Hay mañanas en las que una mujer se levanta con el presentimiento de que el universo va a arruinarle el día. Y luego están las mañanas como esta, en las que el universo no se molesta ni en insinuarlo: simplemente entra, se sienta en tu sofá, se sirve tu café y se ríe en tu cara.
Y todo empieza, por supuesto, con un beso.
—¿Ya te vas? —le pregunté, todavía envuelta en la bata de baño y en mi sospecha creciente.
Mi marido, Rodrigo, me besó en la frente como si fuera su tía abuela enferma. Ese fue el primer síntoma. El segundo, que olía a una colonia cara. No a la suya. ¿Tú sabes lo que es oler a “Obsession for Men” cuando en tu casa solo entra “Brut” del supermercado?
—Tengo una reunión temprano —dijo, ajustándose el nudo de la corbata como si fuera James Bond y no un contador que se emociona con las planillas de Excel.
—¿Y esa colonia? —pregunté, con el tono casual de quien pregunta por el clima antes de lanzar una tormenta.
—¿Cuál colonia?
Ah. El clásico. La técnica del espejo retrovisor: mirar hacia atrás y fingir decir cualquier cosa.
—Esa que llevas puesta. No es la que usamos para bodas, bautismos o cuando quieres convencerme de que el lavarropas no explota por tu culpa.
—¿Ah? Debe ser una muestra gratis que me dieron en la oficina. —Y ahí fue cuando supe que me estaba mintiendo. Rodrigo odia las muestras gratis.
Sonrió. Se fue. Y yo me quedé parada en la cocina, con una taza de café que ya sabía amargo antes de dar el primer sorbo.
La cosa es así: yo no soy celosa. En serio. Soy... observadora, analítica.
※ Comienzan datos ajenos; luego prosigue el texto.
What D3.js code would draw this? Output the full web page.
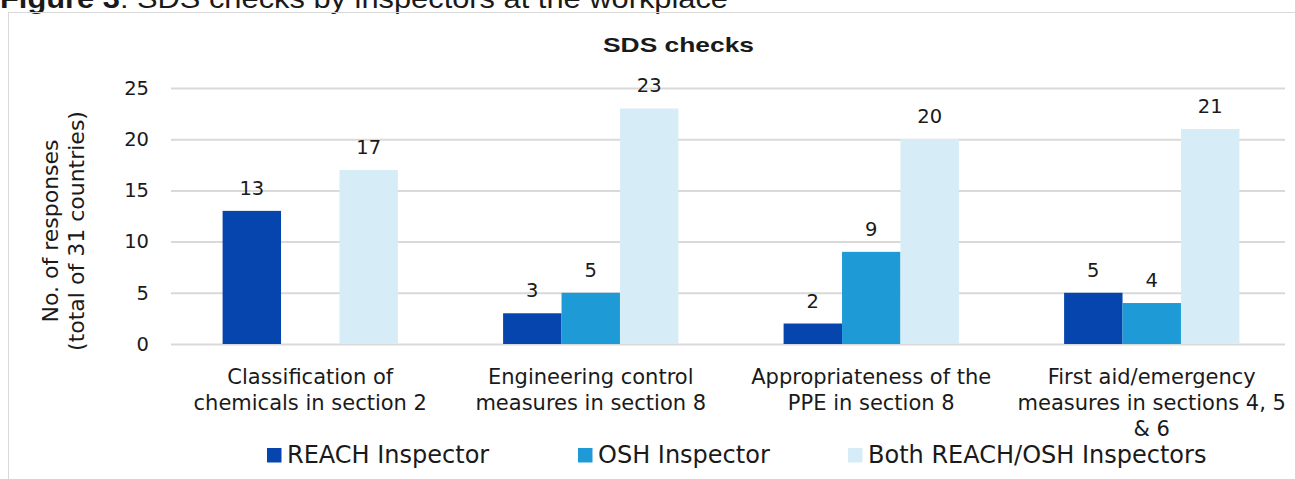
<!DOCTYPE html>
<html>
<head>
<meta charset="utf-8">
<script src="https://cdn.jsdelivr.net/npm/d3@7"></script>
<style>
  body { margin: 0; background: #fff; overflow: hidden; }
  svg text { fill: #1a1a1a; }
</style>
</head>
<body>
<svg id="chart" width="1295" height="479"></svg>
<script>
const categories = [
  ["Classification of", "chemicals in section 2"],
  ["Engineering control", "measures in section 8"],
  ["Appropriateness of the", "PPE in section 8"],
  ["First aid/emergency", "measures in sections 4, 5", "& 6"]
];
const seriesNames = ["REACH Inspector", "OSH Inspector", "Both REACH/OSH Inspectors"];
const reachValues = [13, 3, 2, 5];
const oshValues = [null, 5, 9, 4];
const bothValues = [17, 23, 20, 21];
const yTicks = [0, 5, 10, 15, 20, 25];
const colors = ["#0645ad", "#1e9ad6", "#d6edf8"];

const series = [reachValues, oshValues, bothValues];
const svg = d3.select('#chart');
const labelFont = 'DejaVu Sans, Verdana, sans-serif';

// caption above the frame (cut off at the top in the original)
const cap = svg.append('text')
    .attr('x', 0)
    .attr('y', 8)
    .attr('textLength', 728)
    .attr('lengthAdjust', 'spacingAndGlyphs')
    .style('font-family', 'Liberation Sans, Arial, sans-serif')
    .style('font-size', '28px');
cap.append('tspan').style('font-weight', 'bold').text('Figure 3');
cap.append('tspan').text(': SDS checks by inspectors at the workplace');

// chart frame
svg.append('rect')
    .attr('x', 8.5)
    .attr('y', 12.5)
    .attr('width', 1300)
    .attr('height', 500)
    .attr('fill', 'none')
    .attr('stroke', '#d9d9d9');

const x0 = d3.scaleBand()
    .domain(d3.range(categories.length))
    .range([170, 1292])
    .paddingInner(0.375)
    .paddingOuter(0.1875);

const x1 = d3.scaleBand()
    .domain(d3.range(series.length))
    .range([0, x0.bandwidth()]);

const y = d3.scaleLinear()
    .domain([0, 25])
    .range([344, 88]);

// gridlines
svg.append('g')
    .attr('transform', 'translate(171,0)')
    .call(d3.axisLeft(y).tickValues(yTicks).tickSize(-1114).tickFormat(''))
    .call(g => g.select('.domain').remove())
    .selectAll('line')
    .attr('stroke', '#d9d9d9')
    .attr('stroke-width', 2);

// y tick labels
svg.append('g')
    .attr('transform', 'translate(171,0)')
    .call(d3.axisLeft(y).tickValues(yTicks).tickSize(0).tickPadding(22))
    .call(g => g.select('.domain').remove())
    .selectAll('text')
    .style('font-family', labelFont)
    .style('font-size', '19.5px')
    .attr('fill', '#1a1a1a');

// bars
series.forEach((vals, si) => {
    const g = svg.append('g');
    vals.forEach((v, ci) => {
        if (v == null) return;
        const bx = x0(ci) + x1(si);
        g.append('rect')
            .attr('x', bx)
            .attr('y', y(v))
            .attr('width', x1.bandwidth())
            .attr('height', y(0) - y(v))
            .attr('fill', colors[si]);
        g.append('text')
            .attr('x', bx + x1.bandwidth() / 2)
            .attr('y', y(v) - 16)
            .attr('text-anchor', 'middle')
            .style('font-family', labelFont)
            .style('font-size', '19.5px')
            .text(v);
    });
});

// category labels
categories.forEach((lines, ci) => {
    const t = svg.append('text')
        .attr('text-anchor', 'middle')
        .style('font-family', labelFont)
        .style('font-size', '21px');
    lines.forEach((ln, li) => {
        t.append('tspan')
            .attr('x', x0(ci) + x0.bandwidth() / 2)
            .attr('y', 384 + li * 26)
            .text(ln);
    });
});

// title
svg.append('text')
    .attr('x', 603)
    .attr('y', 52)
    .attr('textLength', 151)
    .attr('lengthAdjust', 'spacingAndGlyphs')
    .style('font-family', 'Liberation Sans, Arial, sans-serif')
    .style('font-weight', 'bold')
    .style('font-size', '21px')
    .text('SDS checks');

// y axis title
const yt = svg.append('text')
    .attr('transform', 'translate(0,231) rotate(-90)')
    .attr('text-anchor', 'middle')
    .style('font-family', labelFont)
    .style('font-size', '22px');
yt.append('tspan').attr('x', 0).attr('y', 57.5).text('No. of responses');
yt.append('tspan').attr('x', 0).attr('y', 84).text('(total of 31 countries)');

// legend
const legendX = [267, 578, 848];
seriesNames.forEach((name, i) => {
    svg.append('rect')
        .attr('x', legendX[i])
        .attr('y', 448)
        .attr('width', 14.5)
        .attr('height', 14.5)
        .attr('fill', colors[i]);
    svg.append('text')
        .attr('x', legendX[i] + 20)
        .attr('y', 462.5)
        .style('font-family', labelFont)
        .style('font-size', '24px')
        .text(name);
});
</script>
</body>
</html>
Y sí, tal vez un poco paranoica, pero solo lo justo como para sobrevivir al matrimonio sin perder la dignidad ni el sentido del humor.
Rodrigo y yo llevamos ocho años casados, dos mudanzas, una hipoteca y ninguna planta viva. No porque no lo intentáramos, sino porque ni los cactus sobreviven a nuestra vida conyugal.
Y desde hace un par de días, Rodrigo está raro. No extraño, no distinto. Raro.
¿Y saben cuándo empezó todo? El día que lo conoció a Él.
Marlon Gandy. ¿Tú conoces a alguien normal que se llame Marlon Gandy? ¡Eso es nombre de stripper o de actor porno de moda!
Treinta y algo. Sonrisa encantadora. Cejas perfectas. Una de esas personas que parece que camina como la pantera rosa. Rodrigo lo presentó como “un colega”. Lo que puede significar cualquier cosa desde “me ayuda con la contabilidad” hasta “me hace un masaje tántrico con aceites esenciales y gemidos opcionales”.
Desde que Marlon Gandy apareció, Rodrigo sonríe más, se depila las cejas (¡Él! Que una vez me gritó por usar su crema para el pie de atleta), y ha empezado a hablar de cosas como meditación, balance energético y, lo más ofensivo de todo, ensaladas sin carne.
Total, que una noche me depilé hasta las ideas, me planto el pijama de tigresa (el de las ocasiones especiales), me hago la que tiene calor y me quito todo, pero él se duerme, así que cambio de planes y… ¡zas! Le robo el móvil. Y ahí estaba: «Marlon 💕»: «Marlon, hoy no puedo, mi mujer está insoportable». ¡INSOPORTABLE YO! ¡Si yo soy un amor de mujer, que hasta le plancho los calzoncillos con la forma del paquete para que esté cómodo!
Así que me fui al baño a vomitar el alma. No literalmente, eh, que yo controlo. Pero ganas no me faltaron.
Total, que ahora estoy en shock. Porque una cosa es que tu marido te deje por una rubia de 20 años con tetas de silicona y otra muy distinta es que te deje por un hombre que está más bueno que tú. ¡Eso ya es humillación nivel experto!
Y lo peor de todo: que me estoy empezando a caer bien el Marlon este.
Yo no digo todavía que mi marido tiene novio.
Lo mínimo que puedo hacer es averiguar, porque yo no soy de las que se quedan con el “¿y ahora qué?”
¿Tú qué harías, hija? Porque yo ya no sé si llorar, reírme o apuntarme al gimnasio ese donde va Marlon. ¡Ay, Dios, qué cruz!